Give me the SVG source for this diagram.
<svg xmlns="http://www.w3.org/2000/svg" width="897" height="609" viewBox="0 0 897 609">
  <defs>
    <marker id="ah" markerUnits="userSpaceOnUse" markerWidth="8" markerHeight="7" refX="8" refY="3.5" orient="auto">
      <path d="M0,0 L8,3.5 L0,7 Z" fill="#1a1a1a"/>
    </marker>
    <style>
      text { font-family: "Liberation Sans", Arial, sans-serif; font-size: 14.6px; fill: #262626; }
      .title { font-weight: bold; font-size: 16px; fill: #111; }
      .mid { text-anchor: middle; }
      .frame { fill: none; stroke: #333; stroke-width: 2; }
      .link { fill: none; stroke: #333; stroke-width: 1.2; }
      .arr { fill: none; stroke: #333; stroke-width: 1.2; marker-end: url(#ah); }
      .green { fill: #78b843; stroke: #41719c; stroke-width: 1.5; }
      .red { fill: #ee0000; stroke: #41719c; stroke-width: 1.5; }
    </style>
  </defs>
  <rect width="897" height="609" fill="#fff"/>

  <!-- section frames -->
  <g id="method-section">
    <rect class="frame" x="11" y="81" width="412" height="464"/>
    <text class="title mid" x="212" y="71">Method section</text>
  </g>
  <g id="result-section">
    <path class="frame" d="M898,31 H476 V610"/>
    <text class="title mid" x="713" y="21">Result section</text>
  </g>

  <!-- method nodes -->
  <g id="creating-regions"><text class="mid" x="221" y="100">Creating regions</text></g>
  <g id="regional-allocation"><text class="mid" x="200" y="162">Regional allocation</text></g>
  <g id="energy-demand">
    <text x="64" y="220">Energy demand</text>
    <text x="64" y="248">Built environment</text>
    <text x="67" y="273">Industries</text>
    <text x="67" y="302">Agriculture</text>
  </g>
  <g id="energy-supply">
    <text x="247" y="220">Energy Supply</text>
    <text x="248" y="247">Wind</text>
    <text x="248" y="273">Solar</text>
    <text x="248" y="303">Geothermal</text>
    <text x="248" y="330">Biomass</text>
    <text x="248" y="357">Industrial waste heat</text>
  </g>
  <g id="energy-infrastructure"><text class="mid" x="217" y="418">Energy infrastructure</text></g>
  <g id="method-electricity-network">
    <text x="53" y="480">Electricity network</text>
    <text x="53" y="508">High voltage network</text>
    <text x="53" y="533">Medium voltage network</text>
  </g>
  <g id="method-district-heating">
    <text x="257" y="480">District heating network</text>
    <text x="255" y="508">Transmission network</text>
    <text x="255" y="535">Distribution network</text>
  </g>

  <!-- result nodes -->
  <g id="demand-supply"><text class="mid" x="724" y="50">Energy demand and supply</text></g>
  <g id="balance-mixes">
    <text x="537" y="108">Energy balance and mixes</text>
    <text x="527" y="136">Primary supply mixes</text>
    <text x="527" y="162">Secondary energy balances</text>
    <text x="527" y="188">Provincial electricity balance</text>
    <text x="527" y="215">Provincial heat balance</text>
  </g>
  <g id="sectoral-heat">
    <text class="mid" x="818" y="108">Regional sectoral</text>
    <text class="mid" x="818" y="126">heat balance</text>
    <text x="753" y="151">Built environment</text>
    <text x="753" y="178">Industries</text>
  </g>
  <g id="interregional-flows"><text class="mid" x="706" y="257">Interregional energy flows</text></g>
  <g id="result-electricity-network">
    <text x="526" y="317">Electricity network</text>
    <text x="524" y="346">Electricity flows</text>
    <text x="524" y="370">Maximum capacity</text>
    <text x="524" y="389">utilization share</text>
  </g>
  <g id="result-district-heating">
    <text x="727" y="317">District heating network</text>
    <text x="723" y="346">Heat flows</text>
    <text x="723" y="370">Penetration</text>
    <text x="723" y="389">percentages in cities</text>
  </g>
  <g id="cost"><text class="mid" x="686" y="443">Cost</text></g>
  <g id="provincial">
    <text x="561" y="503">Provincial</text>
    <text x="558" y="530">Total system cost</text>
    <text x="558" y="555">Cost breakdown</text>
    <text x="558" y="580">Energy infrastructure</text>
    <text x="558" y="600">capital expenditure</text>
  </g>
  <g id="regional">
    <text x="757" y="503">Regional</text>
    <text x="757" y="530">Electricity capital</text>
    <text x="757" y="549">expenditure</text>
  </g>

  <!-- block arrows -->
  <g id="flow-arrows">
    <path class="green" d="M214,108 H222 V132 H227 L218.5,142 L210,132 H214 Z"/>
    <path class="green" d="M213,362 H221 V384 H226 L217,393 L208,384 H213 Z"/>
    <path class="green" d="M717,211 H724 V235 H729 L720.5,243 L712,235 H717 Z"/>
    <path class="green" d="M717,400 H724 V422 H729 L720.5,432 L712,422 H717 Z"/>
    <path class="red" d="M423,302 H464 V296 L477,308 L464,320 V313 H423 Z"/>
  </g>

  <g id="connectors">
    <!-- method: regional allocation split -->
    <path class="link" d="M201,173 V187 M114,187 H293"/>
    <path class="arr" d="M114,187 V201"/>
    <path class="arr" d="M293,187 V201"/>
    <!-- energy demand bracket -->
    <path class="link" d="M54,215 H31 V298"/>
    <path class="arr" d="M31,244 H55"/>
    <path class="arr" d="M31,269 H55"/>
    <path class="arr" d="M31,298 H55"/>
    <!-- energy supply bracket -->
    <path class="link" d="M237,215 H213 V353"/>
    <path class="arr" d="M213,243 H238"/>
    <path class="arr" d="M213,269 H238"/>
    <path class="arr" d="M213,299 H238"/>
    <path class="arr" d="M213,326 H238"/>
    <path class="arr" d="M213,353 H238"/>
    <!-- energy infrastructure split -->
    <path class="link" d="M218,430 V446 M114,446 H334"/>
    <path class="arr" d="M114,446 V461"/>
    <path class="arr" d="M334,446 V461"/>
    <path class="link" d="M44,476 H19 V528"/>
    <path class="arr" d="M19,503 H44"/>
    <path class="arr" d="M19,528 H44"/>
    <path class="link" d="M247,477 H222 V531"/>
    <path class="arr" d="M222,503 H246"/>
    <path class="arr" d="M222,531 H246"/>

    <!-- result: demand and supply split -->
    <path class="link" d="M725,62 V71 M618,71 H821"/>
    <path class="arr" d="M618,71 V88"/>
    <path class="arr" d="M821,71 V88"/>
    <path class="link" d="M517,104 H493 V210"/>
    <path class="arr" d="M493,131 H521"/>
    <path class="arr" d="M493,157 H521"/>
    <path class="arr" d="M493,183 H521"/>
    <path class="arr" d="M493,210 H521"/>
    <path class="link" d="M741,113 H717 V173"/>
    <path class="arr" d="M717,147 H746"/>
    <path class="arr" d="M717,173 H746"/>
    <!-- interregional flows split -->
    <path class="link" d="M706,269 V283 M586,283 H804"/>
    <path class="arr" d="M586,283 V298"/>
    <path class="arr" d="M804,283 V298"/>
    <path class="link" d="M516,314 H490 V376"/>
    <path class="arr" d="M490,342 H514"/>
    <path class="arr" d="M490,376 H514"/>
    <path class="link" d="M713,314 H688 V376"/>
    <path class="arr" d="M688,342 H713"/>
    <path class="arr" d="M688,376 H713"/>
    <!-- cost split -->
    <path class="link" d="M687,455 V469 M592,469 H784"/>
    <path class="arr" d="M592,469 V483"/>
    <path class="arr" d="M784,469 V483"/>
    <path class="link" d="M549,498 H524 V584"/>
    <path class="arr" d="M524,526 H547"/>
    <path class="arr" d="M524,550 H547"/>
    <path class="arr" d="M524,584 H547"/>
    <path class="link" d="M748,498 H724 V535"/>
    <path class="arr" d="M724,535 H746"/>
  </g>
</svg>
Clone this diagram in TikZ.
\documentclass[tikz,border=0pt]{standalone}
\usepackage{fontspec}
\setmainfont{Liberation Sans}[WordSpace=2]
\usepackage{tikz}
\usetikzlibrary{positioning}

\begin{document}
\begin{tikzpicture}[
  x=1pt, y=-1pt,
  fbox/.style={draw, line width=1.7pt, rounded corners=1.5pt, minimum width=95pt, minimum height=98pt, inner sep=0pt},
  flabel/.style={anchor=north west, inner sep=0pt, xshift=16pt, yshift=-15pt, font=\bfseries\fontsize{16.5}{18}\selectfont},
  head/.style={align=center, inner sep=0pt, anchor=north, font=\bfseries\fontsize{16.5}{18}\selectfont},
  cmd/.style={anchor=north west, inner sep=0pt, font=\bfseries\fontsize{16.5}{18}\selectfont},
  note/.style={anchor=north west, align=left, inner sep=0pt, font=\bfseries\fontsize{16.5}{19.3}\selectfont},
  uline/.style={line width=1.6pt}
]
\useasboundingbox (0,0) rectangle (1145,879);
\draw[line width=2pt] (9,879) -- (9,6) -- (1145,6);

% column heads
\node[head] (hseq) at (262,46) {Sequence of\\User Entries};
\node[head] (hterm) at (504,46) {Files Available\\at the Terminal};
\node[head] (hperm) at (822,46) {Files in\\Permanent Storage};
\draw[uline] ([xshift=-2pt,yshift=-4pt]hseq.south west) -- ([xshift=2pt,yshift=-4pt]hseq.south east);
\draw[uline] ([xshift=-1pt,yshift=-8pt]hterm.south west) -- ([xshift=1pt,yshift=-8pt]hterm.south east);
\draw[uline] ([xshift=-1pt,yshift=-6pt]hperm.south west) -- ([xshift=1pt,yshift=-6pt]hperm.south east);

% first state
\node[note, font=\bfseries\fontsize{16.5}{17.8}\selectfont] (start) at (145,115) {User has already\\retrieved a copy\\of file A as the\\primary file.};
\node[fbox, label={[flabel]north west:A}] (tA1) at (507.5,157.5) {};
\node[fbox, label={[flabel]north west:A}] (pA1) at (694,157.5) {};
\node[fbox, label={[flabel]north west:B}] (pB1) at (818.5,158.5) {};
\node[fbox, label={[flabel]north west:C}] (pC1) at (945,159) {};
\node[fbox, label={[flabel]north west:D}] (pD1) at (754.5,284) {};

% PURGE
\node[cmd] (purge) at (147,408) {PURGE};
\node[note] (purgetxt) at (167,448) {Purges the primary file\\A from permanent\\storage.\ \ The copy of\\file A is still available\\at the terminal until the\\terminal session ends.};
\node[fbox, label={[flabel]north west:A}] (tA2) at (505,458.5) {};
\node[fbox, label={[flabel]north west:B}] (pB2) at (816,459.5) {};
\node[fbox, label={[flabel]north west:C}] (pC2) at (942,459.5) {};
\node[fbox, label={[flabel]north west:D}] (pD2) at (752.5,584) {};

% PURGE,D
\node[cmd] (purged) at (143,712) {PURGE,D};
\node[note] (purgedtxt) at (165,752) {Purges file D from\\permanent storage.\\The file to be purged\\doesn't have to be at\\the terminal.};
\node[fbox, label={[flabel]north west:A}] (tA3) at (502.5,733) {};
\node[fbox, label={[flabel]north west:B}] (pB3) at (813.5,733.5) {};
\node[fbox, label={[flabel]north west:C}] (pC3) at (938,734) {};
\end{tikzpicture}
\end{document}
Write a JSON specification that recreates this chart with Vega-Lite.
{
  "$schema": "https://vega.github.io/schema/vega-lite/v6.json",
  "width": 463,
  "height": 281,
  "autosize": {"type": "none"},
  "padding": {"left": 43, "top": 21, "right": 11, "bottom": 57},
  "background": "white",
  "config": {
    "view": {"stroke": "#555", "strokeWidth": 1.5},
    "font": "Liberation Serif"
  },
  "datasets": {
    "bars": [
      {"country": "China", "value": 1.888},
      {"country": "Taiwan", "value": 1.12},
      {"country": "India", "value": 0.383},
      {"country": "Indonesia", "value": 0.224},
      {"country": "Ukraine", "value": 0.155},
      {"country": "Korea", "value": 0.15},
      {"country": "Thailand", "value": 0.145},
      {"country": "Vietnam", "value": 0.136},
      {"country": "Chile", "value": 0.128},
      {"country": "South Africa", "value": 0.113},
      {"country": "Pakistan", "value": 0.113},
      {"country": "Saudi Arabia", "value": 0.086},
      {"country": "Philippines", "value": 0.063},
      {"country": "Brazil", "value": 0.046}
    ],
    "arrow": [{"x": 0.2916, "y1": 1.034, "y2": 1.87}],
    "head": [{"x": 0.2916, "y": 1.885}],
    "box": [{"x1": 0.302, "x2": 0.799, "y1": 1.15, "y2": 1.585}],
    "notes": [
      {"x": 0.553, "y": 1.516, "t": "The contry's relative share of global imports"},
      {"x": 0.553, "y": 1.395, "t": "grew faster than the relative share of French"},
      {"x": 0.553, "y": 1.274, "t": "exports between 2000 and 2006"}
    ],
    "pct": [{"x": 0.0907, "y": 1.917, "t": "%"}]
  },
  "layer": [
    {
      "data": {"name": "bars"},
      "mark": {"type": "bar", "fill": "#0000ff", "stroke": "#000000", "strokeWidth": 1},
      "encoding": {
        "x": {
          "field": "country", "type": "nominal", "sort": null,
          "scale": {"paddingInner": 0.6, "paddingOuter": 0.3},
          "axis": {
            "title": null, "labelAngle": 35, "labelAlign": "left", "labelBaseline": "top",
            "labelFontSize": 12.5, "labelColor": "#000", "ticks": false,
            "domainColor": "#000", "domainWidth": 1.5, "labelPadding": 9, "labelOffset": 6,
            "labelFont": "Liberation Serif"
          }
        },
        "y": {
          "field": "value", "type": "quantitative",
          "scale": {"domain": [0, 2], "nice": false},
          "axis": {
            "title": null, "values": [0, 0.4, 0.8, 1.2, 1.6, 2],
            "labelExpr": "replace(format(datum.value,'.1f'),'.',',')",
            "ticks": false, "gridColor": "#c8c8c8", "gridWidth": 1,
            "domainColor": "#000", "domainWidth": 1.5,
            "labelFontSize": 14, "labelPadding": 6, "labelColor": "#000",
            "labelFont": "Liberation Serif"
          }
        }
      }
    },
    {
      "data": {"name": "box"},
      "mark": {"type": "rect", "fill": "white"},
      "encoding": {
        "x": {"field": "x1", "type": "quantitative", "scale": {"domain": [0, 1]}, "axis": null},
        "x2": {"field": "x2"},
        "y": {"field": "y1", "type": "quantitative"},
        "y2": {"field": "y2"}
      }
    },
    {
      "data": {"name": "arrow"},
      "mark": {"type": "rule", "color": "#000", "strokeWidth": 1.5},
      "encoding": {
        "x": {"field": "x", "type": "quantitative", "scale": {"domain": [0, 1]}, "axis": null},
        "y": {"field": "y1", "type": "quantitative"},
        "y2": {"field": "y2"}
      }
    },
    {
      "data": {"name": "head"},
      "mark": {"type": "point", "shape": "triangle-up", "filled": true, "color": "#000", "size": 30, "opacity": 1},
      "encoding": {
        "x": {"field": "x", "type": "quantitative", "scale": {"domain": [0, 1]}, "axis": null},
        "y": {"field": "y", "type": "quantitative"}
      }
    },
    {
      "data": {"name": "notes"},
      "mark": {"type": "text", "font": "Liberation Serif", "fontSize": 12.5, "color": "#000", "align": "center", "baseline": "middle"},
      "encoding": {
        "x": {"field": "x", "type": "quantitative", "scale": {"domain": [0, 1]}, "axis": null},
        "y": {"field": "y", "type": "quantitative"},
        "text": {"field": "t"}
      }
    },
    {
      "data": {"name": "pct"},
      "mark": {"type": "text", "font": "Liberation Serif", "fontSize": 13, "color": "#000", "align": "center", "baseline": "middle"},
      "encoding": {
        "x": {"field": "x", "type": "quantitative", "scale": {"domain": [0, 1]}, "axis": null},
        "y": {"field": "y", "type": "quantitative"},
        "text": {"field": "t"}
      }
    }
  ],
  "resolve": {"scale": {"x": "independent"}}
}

**Goal:**
Only the lines running from the line with "Clone this diagram in TikZ." through the line with "(9,6) -- (1145,6);" should be repeated, exactly and with both ends kept.

**Answer to this exercise:**
Clone this diagram in TikZ.
\documentclass[tikz,border=0pt]{standalone}
\usepackage{fontspec}
\setmainfont{Liberation Sans}[WordSpace=2]
\usepackage{tikz}
\usetikzlibrary{positioning}

\begin{document}
\begin{tikzpicture}[
  x=1pt, y=-1pt,
  fbox/.style={draw, line width=1.7pt, rounded corners=1.5pt, minimum width=95pt, minimum height=98pt, inner sep=0pt},
  flabel/.style={anchor=north west, inner sep=0pt, xshift=16pt, yshift=-15pt, font=\bfseries\fontsize{16.5}{18}\selectfont},
  head/.style={align=center, inner sep=0pt, anchor=north, font=\bfseries\fontsize{16.5}{18}\selectfont},
  cmd/.style={anchor=north west, inner sep=0pt, font=\bfseries\fontsize{16.5}{18}\selectfont},
  note/.style={anchor=north west, align=left, inner sep=0pt, font=\bfseries\fontsize{16.5}{19.3}\selectfont},
  uline/.style={line width=1.6pt}
]
\useasboundingbox (0,0) rectangle (1145,879);
\draw[line width=2pt] (9,879) -- (9,6) -- (1145,6);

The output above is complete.